● **MATERIAL PROVIDED**:

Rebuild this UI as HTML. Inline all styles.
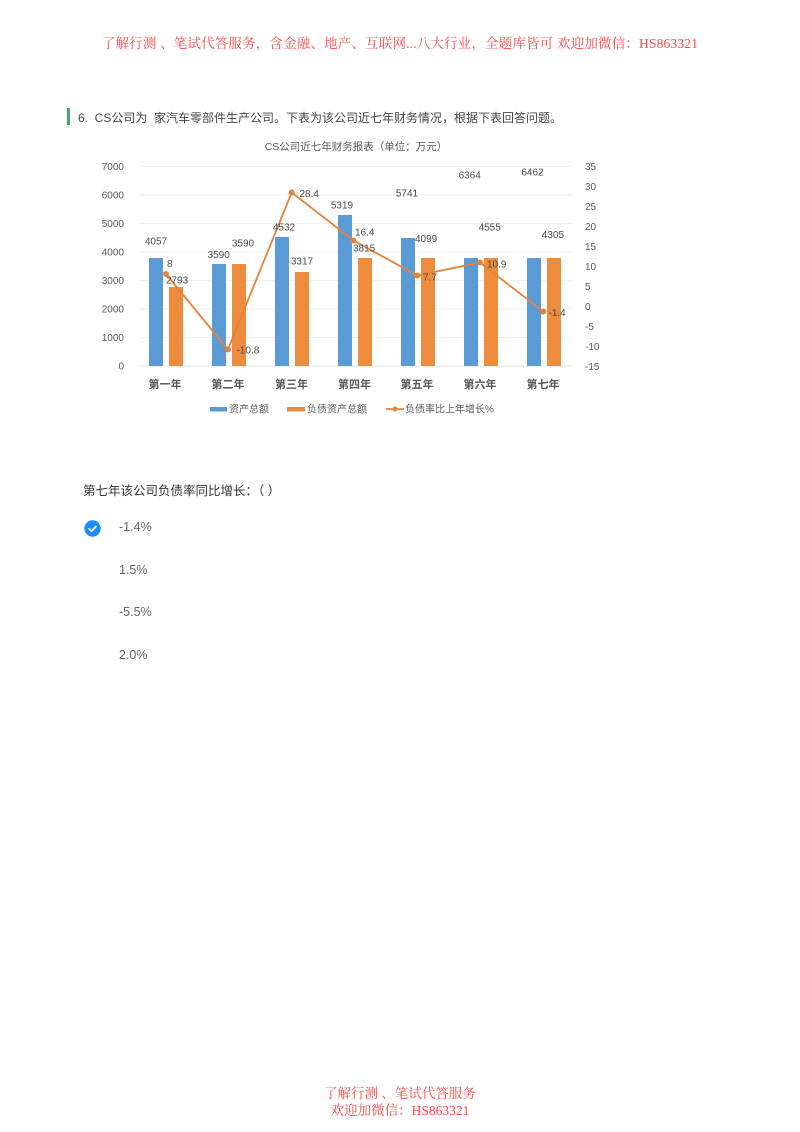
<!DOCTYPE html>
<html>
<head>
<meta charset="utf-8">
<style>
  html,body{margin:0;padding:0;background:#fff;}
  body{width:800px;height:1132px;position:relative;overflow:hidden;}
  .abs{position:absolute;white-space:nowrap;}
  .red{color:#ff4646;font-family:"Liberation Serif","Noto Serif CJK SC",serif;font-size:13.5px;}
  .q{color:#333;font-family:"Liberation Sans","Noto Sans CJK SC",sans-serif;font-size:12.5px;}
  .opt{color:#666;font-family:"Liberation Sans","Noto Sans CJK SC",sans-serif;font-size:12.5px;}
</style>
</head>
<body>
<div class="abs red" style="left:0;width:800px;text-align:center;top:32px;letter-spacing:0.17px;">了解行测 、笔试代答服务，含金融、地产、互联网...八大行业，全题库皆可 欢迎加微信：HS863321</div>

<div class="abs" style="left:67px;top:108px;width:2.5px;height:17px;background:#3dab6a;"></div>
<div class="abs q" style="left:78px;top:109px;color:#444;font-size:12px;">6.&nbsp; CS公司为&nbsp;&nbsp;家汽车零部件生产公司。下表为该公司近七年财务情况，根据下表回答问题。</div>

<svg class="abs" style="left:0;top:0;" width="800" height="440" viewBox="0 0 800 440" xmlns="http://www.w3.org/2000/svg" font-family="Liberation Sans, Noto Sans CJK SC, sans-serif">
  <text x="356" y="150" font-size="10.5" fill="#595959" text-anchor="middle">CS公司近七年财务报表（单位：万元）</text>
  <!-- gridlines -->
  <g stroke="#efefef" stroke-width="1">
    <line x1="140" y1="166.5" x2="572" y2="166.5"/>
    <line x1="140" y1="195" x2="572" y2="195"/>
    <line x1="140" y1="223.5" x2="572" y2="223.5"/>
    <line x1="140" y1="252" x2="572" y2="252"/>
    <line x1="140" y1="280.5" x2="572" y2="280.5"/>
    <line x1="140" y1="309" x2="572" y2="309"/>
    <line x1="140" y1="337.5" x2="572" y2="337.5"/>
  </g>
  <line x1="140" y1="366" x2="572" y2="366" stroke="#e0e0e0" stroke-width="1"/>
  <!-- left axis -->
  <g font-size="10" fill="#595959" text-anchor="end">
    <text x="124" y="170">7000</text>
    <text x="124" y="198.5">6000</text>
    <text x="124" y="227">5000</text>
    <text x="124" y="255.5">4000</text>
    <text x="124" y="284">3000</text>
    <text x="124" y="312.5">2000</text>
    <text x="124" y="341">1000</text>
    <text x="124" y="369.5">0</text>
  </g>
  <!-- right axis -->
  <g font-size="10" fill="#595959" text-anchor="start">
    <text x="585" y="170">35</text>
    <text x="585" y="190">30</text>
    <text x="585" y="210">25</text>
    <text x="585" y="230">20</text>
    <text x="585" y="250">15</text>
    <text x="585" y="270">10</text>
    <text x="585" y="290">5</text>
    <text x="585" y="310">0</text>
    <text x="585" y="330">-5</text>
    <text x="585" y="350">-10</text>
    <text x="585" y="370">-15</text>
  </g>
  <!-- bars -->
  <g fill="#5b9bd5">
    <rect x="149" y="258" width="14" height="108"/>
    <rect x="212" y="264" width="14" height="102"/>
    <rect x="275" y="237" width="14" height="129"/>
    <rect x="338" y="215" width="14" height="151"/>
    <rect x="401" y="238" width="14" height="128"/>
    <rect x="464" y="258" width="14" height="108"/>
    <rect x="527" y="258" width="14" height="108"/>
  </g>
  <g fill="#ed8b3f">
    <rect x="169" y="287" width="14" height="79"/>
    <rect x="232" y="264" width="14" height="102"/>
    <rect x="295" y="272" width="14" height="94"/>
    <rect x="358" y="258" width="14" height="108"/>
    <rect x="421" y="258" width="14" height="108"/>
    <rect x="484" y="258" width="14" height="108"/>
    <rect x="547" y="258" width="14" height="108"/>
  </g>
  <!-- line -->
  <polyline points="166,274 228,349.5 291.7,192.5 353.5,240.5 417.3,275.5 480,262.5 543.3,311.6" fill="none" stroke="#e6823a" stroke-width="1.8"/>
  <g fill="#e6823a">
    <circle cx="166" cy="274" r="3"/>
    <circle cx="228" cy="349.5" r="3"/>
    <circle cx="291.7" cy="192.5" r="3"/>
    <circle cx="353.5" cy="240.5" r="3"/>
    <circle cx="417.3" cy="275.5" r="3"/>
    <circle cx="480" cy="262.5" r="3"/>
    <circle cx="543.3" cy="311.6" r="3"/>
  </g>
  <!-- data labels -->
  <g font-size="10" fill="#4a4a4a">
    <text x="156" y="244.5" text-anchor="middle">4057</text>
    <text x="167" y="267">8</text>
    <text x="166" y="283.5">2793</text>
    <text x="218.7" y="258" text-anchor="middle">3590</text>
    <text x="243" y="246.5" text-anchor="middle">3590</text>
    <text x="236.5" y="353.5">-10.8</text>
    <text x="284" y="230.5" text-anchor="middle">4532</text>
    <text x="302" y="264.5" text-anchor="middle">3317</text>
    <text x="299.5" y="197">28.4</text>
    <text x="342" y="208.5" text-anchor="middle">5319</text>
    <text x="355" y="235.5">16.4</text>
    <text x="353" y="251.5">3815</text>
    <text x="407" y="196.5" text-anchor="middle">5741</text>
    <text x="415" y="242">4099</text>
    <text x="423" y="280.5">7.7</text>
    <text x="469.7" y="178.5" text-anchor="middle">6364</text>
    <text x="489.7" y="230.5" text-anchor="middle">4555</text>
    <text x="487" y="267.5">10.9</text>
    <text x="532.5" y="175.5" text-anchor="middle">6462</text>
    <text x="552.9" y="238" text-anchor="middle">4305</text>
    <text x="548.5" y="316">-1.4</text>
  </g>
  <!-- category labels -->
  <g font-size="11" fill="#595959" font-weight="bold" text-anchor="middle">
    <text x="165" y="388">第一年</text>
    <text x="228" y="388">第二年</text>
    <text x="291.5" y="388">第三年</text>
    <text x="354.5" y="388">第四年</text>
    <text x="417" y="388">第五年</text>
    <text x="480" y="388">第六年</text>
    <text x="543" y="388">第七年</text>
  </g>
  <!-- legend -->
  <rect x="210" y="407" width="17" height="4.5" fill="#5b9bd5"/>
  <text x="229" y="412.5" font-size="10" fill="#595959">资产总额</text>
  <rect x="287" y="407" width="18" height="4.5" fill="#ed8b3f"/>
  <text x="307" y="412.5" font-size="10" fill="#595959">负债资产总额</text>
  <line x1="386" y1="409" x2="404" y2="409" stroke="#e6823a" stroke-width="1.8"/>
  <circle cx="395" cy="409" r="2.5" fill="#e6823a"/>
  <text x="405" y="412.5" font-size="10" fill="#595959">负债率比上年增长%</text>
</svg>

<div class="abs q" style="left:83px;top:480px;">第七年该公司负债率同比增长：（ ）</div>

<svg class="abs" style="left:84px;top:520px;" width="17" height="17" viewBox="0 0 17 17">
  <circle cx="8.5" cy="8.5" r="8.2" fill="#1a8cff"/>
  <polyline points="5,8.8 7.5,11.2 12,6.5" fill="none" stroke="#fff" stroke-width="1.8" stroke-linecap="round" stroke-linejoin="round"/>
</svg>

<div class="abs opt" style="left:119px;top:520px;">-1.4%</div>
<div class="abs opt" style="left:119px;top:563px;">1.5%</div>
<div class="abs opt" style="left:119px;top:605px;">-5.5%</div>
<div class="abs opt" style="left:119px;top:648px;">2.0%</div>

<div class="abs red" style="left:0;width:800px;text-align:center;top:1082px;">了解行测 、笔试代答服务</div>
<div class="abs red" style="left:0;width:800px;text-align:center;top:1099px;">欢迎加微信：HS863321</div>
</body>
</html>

● **WRITTEN INSTRUCTION**: Leave out the pictures and transcribe everything else exactly.

● **WRITTEN RESPONSE**:
Rebuild this UI as HTML. Inline all styles.
<!DOCTYPE html>
<html>
<head>
<meta charset="utf-8">
<style>
  html,body{margin:0;padding:0;background:#fff;}
  body{width:800px;height:1132px;position:relative;overflow:hidden;}
  .abs{position:absolute;white-space:nowrap;}
  .red{color:#ff4646;font-family:"Liberation Serif","Noto Serif CJK SC",serif;font-size:13.5px;}
  .q{color:#333;font-family:"Liberation Sans","Noto Sans CJK SC",sans-serif;font-size:12.5px;}
  .opt{color:#666;font-family:"Liberation Sans","Noto Sans CJK SC",sans-serif;font-size:12.5px;}
</style>
</head>
<body>
<div class="abs red" style="left:0;width:800px;text-align:center;top:32px;letter-spacing:0.17px;">了解行测 、笔试代答服务，含金融、地产、互联网...八大行业，全题库皆可 欢迎加微信：HS863321</div>

<div class="abs" style="left:67px;top:108px;width:2.5px;height:17px;background:#3dab6a;"></div>
<div class="abs q" style="left:78px;top:109px;color:#444;font-size:12px;">6.&nbsp; CS公司为&nbsp;&nbsp;家汽车零部件生产公司。下表为该公司近七年财务情况，根据下表回答问题。</div>

<svg class="abs" style="left:0;top:0;" width="800" height="440" viewBox="0 0 800 440" xmlns="http://www.w3.org/2000/svg" font-family="Liberation Sans, Noto Sans CJK SC, sans-serif">
  <text x="356" y="150" font-size="10.5" fill="#595959" text-anchor="middle">CS公司近七年财务报表（单位：万元）</text>
  <!-- gridlines -->
  <g stroke="#efefef" stroke-width="1">
    <line x1="140" y1="166.5" x2="572" y2="166.5"/>
    <line x1="140" y1="195" x2="572" y2="195"/>
    <line x1="140" y1="223.5" x2="572" y2="223.5"/>
    <line x1="140" y1="252" x2="572" y2="252"/>
    <line x1="140" y1="280.5" x2="572" y2="280.5"/>
    <line x1="140" y1="309" x2="572" y2="309"/>
    <line x1="140" y1="337.5" x2="572" y2="337.5"/>
  </g>
  <line x1="140" y1="366" x2="572" y2="366" stroke="#e0e0e0" stroke-width="1"/>
  <!-- left axis -->
  <g font-size="10" fill="#595959" text-anchor="end">
    <text x="124" y="170">7000</text>
    <text x="124" y="198.5">6000</text>
    <text x="124" y="227">5000</text>
    <text x="124" y="255.5">4000</text>
    <text x="124" y="284">3000</text>
    <text x="124" y="312.5">2000</text>
    <text x="124" y="341">1000</text>
    <text x="124" y="369.5">0</text>
  </g>
  <!-- right axis -->
  <g font-size="10" fill="#595959" text-anchor="start">
    <text x="585" y="170">35</text>
    <text x="585" y="190">30</text>
    <text x="585" y="210">25</text>
    <text x="585" y="230">20</text>
    <text x="585" y="250">15</text>
    <text x="585" y="270">10</text>
    <text x="585" y="290">5</text>
    <text x="585" y="310">0</text>
    <text x="585" y="330">-5</text>
    <text x="585" y="350">-10</text>
    <text x="585" y="370">-15</text>
  </g>
  <!-- bars -->
  <g fill="#5b9bd5">
    <rect x="149" y="258" width="14" height="108"/>
    <rect x="212" y="264" width="14" height="102"/>
    <rect x="275" y="237" width="14" height="129"/>
    <rect x="338" y="215" width="14" height="151"/>
    <rect x="401" y="238" width="14" height="128"/>
    <rect x="464" y="258" width="14" height="108"/>
    <rect x="527" y="258" width="14" height="108"/>
  </g>
  <g fill="#ed8b3f">
    <rect x="169" y="287" width="14" height="79"/>
    <rect x="232" y="264" width="14" height="102"/>
    <rect x="295" y="272" width="14" height="94"/>
    <rect x="358" y="258" width="14" height="108"/>
    <rect x="421" y="258" width="14" height="108"/>
    <rect x="484" y="258" width="14" height="108"/>
    <rect x="547" y="258" width="14" height="108"/>
  </g>
  <!-- line -->
  <polyline points="166,274 228,349.5 291.7,192.5 353.5,240.5 417.3,275.5 480,262.5 543.3,311.6" fill="none" stroke="#e6823a" stroke-width="1.8"/>
  <g fill="#e6823a">
    <circle cx="166" cy="274" r="3"/>
    <circle cx="228" cy="349.5" r="3"/>
    <circle cx="291.7" cy="192.5" r="3"/>
    <circle cx="353.5" cy="240.5" r="3"/>
    <circle cx="417.3" cy="275.5" r="3"/>
    <circle cx="480" cy="262.5" r="3"/>
    <circle cx="543.3" cy="311.6" r="3"/>
  </g>
  <!-- data labels -->
  <g font-size="10" fill="#4a4a4a">
    <text x="156" y="244.5" text-anchor="middle">4057</text>
    <text x="167" y="267">8</text>
    <text x="166" y="283.5">2793</text>
    <text x="218.7" y="258" text-anchor="middle">3590</text>
    <text x="243" y="246.5" text-anchor="middle">3590</text>
    <text x="236.5" y="353.5">-10.8</text>
    <text x="284" y="230.5" text-anchor="middle">4532</text>
    <text x="302" y="264.5" text-anchor="middle">3317</text>
    <text x="299.5" y="197">28.4</text>
    <text x="342" y="208.5" text-anchor="middle">5319</text>
    <text x="355" y="235.5">16.4</text>
    <text x="353" y="251.5">3815</text>
    <text x="407" y="196.5" text-anchor="middle">5741</text>
    <text x="415" y="242">4099</text>
    <text x="423" y="280.5">7.7</text>
    <text x="469.7" y="178.5" text-anchor="middle">6364</text>
    <text x="489.7" y="230.5" text-anchor="middle">4555</text>
    <text x="487" y="267.5">10.9</text>
    <text x="532.5" y="175.5" text-anchor="middle">6462</text>
    <text x="552.9" y="238" text-anchor="middle">4305</text>
    <text x="548.5" y="316">-1.4</text>
  </g>
  <!-- category labels -->
  <g font-size="11" fill="#595959" font-weight="bold" text-anchor="middle">
    <text x="165" y="388">第一年</text>
    <text x="228" y="388">第二年</text>
    <text x="291.5" y="388">第三年</text>
    <text x="354.5" y="388">第四年</text>
    <text x="417" y="388">第五年</text>
    <text x="480" y="388">第六年</text>
    <text x="543" y="388">第七年</text>
  </g>
  <!-- legend -->
  <rect x="210" y="407" width="17" height="4.5" fill="#5b9bd5"/>
  <text x="229" y="412.5" font-size="10" fill="#595959">资产总额</text>
  <rect x="287" y="407" width="18" height="4.5" fill="#ed8b3f"/>
  <text x="307" y="412.5" font-size="10" fill="#595959">负债资产总额</text>
  <line x1="386" y1="409" x2="404" y2="409" stroke="#e6823a" stroke-width="1.8"/>
  <circle cx="395" cy="409" r="2.5" fill="#e6823a"/>
  <text x="405" y="412.5" font-size="10" fill="#595959">负债率比上年增长%</text>
</svg>

<div class="abs q" style="left:83px;top:480px;">第七年该公司负债率同比增长：（ ）</div>

<svg class="abs" style="left:84px;top:520px;" width="17" height="17" viewBox="0 0 17 17">
  <circle cx="8.5" cy="8.5" r="8.2" fill="#1a8cff"/>
  <polyline points="5,8.8 7.5,11.2 12,6.5" fill="none" stroke="#fff" stroke-width="1.8" stroke-linecap="round" stroke-linejoin="round"/>
</svg>

<div class="abs opt" style="left:119px;top:520px;">-1.4%</div>
<div class="abs opt" style="left:119px;top:563px;">1.5%</div>
<div class="abs opt" style="left:119px;top:605px;">-5.5%</div>
<div class="abs opt" style="left:119px;top:648px;">2.0%</div>

<div class="abs red" style="left:0;width:800px;text-align:center;top:1082px;">了解行测 、笔试代答服务</div>
<div class="abs red" style="left:0;width:800px;text-align:center;top:1099px;">欢迎加微信：HS863321</div>
</body>
</html>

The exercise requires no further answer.